Bridging Emotions and Architecture: Sentiment Analysis in Modern Distributed Systems
Mahak Shah, Akaash Vishal Hazarika, Meetu Malhotra, Sachin C. Patil, Joshit Mohanty
TL;DR
This paper investigates bridging sentiment analysis with distributed systems to handle large-scale text data efficiently. It compares a single-node pipeline against a four-node distributed Spark-based architecture that uses BERT embeddings and logistic regression on the Sentiment140 dataset. Results show a 75% reduction in processing time and a modest accuracy gain (about 3.5 percentage points) with distributed processing, while lowering per-node resource requirements. The work demonstrates the practicality of scalable, real-time capable NLP pipelines for big data contexts and outlines concrete future directions, including federated learning and hardware acceleration.
Abstract
Sentiment analysis is a field within NLP that has gained importance because it is applied in various areas such as; social media surveillance, customer feedback evaluation and market research. At the same time, distributed systems allow for effective processing of large amounts of data.
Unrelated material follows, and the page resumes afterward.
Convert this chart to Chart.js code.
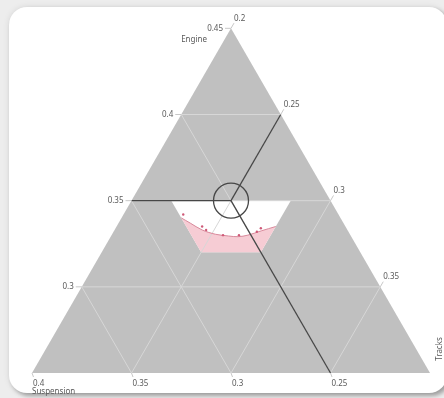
<!DOCTYPE html>
<html>
<head>
<meta charset="utf-8">
<script src="https://cdn.jsdelivr.net/npm/chart.js@4"></script>
<style>
  html, body { margin: 0; padding: 0; }
  body { width: 444px; height: 398px; overflow: hidden; background: #ededed; position: relative; }
  #card {
    position: absolute; left: 9px; top: 7px; width: 438px; height: 386px;
    background: #ffffff; border-radius: 18px;
    box-shadow: 0 0 6px rgba(0,0,0,0.10), 3px 3px 4px rgba(0,0,0,0.30);
  }
  #plot { position: absolute; left: 0; top: 0; }
</style>
</head>
<body>
<div id="card"></div>
<canvas id="plot" width="444" height="398"></canvas>
<script>
// Ternary composition: Engine + Suspension + Tracks = 0.85
const TOTAL = 0.85;
const engineRange = [0.25, 0.45];
const suspensionRange = [0.20, 0.40];
const tracksRange = [0.20, 0.40];

// Axis ticks (labelled)
const engineTicks = [0.45, 0.40, 0.35, 0.30];
const suspensionTicks = [0.40, 0.35, 0.30, 0.25];
const tracksTicks = [0.20, 0.25, 0.30, 0.35];

// Interior grid lines
const engineGrid = [0.30, 0.35, 0.40];
const suspensionGrid = [0.25, 0.30, 0.35];
const tracksGrid = [0.25, 0.30, 0.35];

// Feasible region (corner compositions)
const regionEngine     = [0.350, 0.350, 0.320, 0.320];
const regionSuspension = [0.280, 0.220, 0.250, 0.280];
const regionTracks     = [0.220, 0.280, 0.280, 0.250];

// Constraint boundary curve
const curveEngine     = [0.340, 0.337, 0.333, 0.3305, 0.3295, 0.3291, 0.330, 0.3325, 0.335];
const curveSuspension = [0.280, 0.277, 0.273, 0.2675, 0.2615, 0.2569, 0.2515, 0.2435, 0.235];
const curveTracks     = [0.230, 0.236, 0.244, 0.252,  0.259,  0.264,  0.2685, 0.274,  0.280];

// Sampled design points
const dotEngine     = [0.342, 0.335, 0.333, 0.330, 0.330, 0.332, 0.334];
const dotSuspension = [0.278, 0.272, 0.271, 0.264, 0.256, 0.246, 0.243];
const dotTracks     = [0.230, 0.243, 0.246, 0.256, 0.264, 0.272, 0.273];

// Selected composition
const selEngine = 0.35, selSuspension = 0.25, selTracks = 0.25;

// Convert a composition to planar coordinates (unit side, bottom-left corner at origin)
function tern(e, s, t) {
  let a = (e - engineRange[0]) / 0.2;
  let b = (s - suspensionRange[0]) / 0.2;
  let c = (t - tracksRange[0]) / 0.2;
  const sum = a + b + c;
  a /= sum; b /= sum; c /= sum;
  return { x: c + a / 2, y: a * Math.sqrt(3) / 2 };
}
function ternList(E, S, T) {
  return E.map((e, i) => tern(e, S[i], T[i]));
}

const GRAY = '#c0c0c0';
const GRID = '#d7d7d7';
const DARK = '#474747';

const datasets = [];
function line(data, color, width, order, extra) {
  datasets.push(Object.assign({
    type: 'scatter', data, showLine: true, borderColor: color, borderWidth: width,
    pointRadius: 0, fill: false, order, tension: 0
  }, extra || {}));
}

// Triangle body
const vTop = tern(engineRange[1], TOTAL - engineRange[1] - tracksRange[0], tracksRange[0]);
const vLeft = tern(engineRange[0], suspensionRange[1], TOTAL - engineRange[0] - suspensionRange[1]);
const vRight = tern(engineRange[0], TOTAL - engineRange[0] - tracksRange[1], tracksRange[1]);
line([vLeft, vTop, vRight, vLeft], GRAY, 0, 100, { fill: 'shape', backgroundColor: GRAY });

// Feasible region
const reg = ternList(regionEngine, regionSuspension, regionTracks);
line(reg.concat([reg[0]]), '#ffffff', 0, 90, { fill: 'shape', backgroundColor: '#ffffff' });

// Area beyond the constraint curve
const curve = ternList(curveEngine, curveSuspension, curveTracks);
const pinkPoly = curve.concat([reg[2], reg[3], curve[0]]);
line(pinkPoly, 'rgba(0,0,0,0)', 0, 85, { fill: 'shape', backgroundColor: '#f6ccd4' });

// Grid lines
engineGrid.forEach(e => {
  line([tern(e, TOTAL - e - tracksRange[0], tracksRange[0]), tern(e, suspensionRange[0], TOTAL - e - suspensionRange[0])], GRID, 1, 70);
});
suspensionGrid.forEach(s => {
  line([tern(TOTAL - s - tracksRange[0], s, tracksRange[0]), tern(engineRange[0], s, TOTAL - s - engineRange[0])], GRID, 1, 70);
});
tracksGrid.forEach(t => {
  line([tern(TOTAL - t - suspensionRange[0], suspensionRange[0], t), tern(engineRange[0], TOTAL - t - engineRange[0], t)], GRID, 1, 70);
});

// Constraint curve
line(curve, '#d98a9c', 1, 60, { tension: 0.35 });

// Crosshair from the selected composition to each axis
const sel = tern(selEngine, selSuspension, selTracks);
line([tern(selEngine, TOTAL - selEngine - tracksRange[0], tracksRange[0]), sel], DARK, 1.3, 50);
line([sel, tern(TOTAL - selTracks - suspensionRange[0], suspensionRange[0], selTracks)], DARK, 1.3, 50);
line([sel, tern(engineRange[0], selSuspension, TOTAL - selSuspension - engineRange[0])], DARK, 1.3, 50);

// Selection ring
datasets.push({
  type: 'scatter', data: [sel], pointRadius: 17.5, pointBorderWidth: 1.3,
  pointBorderColor: DARK, pointBackgroundColor: 'rgba(0,0,0,0)', order: 45
});

// Design points
datasets.push({
  type: 'scatter', data: ternList(dotEngine, dotSuspension, dotTracks), pointRadius: 1.2,
  pointBorderWidth: 0, pointBackgroundColor: '#cf5a78', order: 40
});

const SIDE = 398, LEFT = 32, BASE = 373, W = 444, H = 398;

const axisLabels = {
  id: 'ternaryAxes',
  afterDatasetsDraw(chart) {
    const { ctx } = chart;
    const xs = chart.scales.x, ys = chart.scales.y;
    const px = p => ({ x: xs.getPixelForValue(p.x), y: ys.getPixelForValue(p.y) });
    ctx.save();
    ctx.font = '8px "Noto Sans", sans-serif';
    ctx.fillStyle = '#5a5a5a';
    ctx.strokeStyle = '#c8c8c8';
    ctx.lineWidth = 1;
    const tick = (a, dx, dy) => {
      ctx.beginPath(); ctx.moveTo(a.x, a.y); ctx.lineTo(a.x + dx, a.y + dy); ctx.stroke();
    };
    // Engine (left edge)
    ctx.textAlign = 'right'; ctx.textBaseline = 'middle';
    engineTicks.forEach(e => {
      const a = px(tern(e, TOTAL - e - tracksRange[0], tracksRange[0]));
      tick(a, -6, 0);
      ctx.fillText(String(e), a.x - 8, a.y);
    });
    // Tracks (right edge)
    ctx.textAlign = 'left';
    tracksTicks.forEach(t => {
      const a = px(tern(TOTAL - t - suspensionRange[0], suspensionRange[0], t));
      tick(a, 3, -5.2);
      ctx.fillText(String(t), a.x + 3, a.y - 10);
    });
    // Suspension (bottom edge)
    suspensionTicks.forEach(s => {
      const a = px(tern(engineRange[0], s, TOTAL - s - engineRange[0]));
      tick(a, 1.5, 4);
      ctx.fillText(String(s), a.x + 1, a.y + 10.5);
    });
    // Axis titles
    const top = px(vTop), bl = px(vLeft), br = px(vRight);
    ctx.textAlign = 'right';
    ctx.fillText('Engine', top.x - 24, top.y + 11);
    ctx.textAlign = 'left';
    ctx.fillText('Suspension', bl.x, bl.y + 18.5);
    ctx.save();
    ctx.translate(br.x + 10, br.y - 24);
    ctx.rotate(-Math.PI / 2);
    ctx.textAlign = 'center';
    ctx.fillText('Tracks', 0, 0);
    ctx.restore();
    ctx.restore();
  }
};

new Chart(document.getElementById('plot'), {
  type: 'scatter',
  data: { datasets },
  options: {
    responsive: false,
    animation: false,
    events: [],
    layout: { padding: 0, autoPadding: false },
    scales: {
      x: { type: 'linear', display: false, min: -LEFT / SIDE, max: (W - LEFT) / SIDE },
      y: { type: 'linear', display: false, min: -(H - BASE) / SIDE, max: BASE / SIDE }
    },
    plugins: { legend: { display: false }, tooltip: { enabled: false } }
  },
  plugins: [axisLabels]
});
</script>
</body>
</html>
Therefore, this paper examines how sentiment analysis converges with distributed systems by concentrating on different approaches, challenges and future investigations. Furthermore, we do an extensive experiment where we train sentiment analysis models using both single node configuration and distributed architecture to bring out the benefits and shortcomings of each method in terms of performance and accuracy.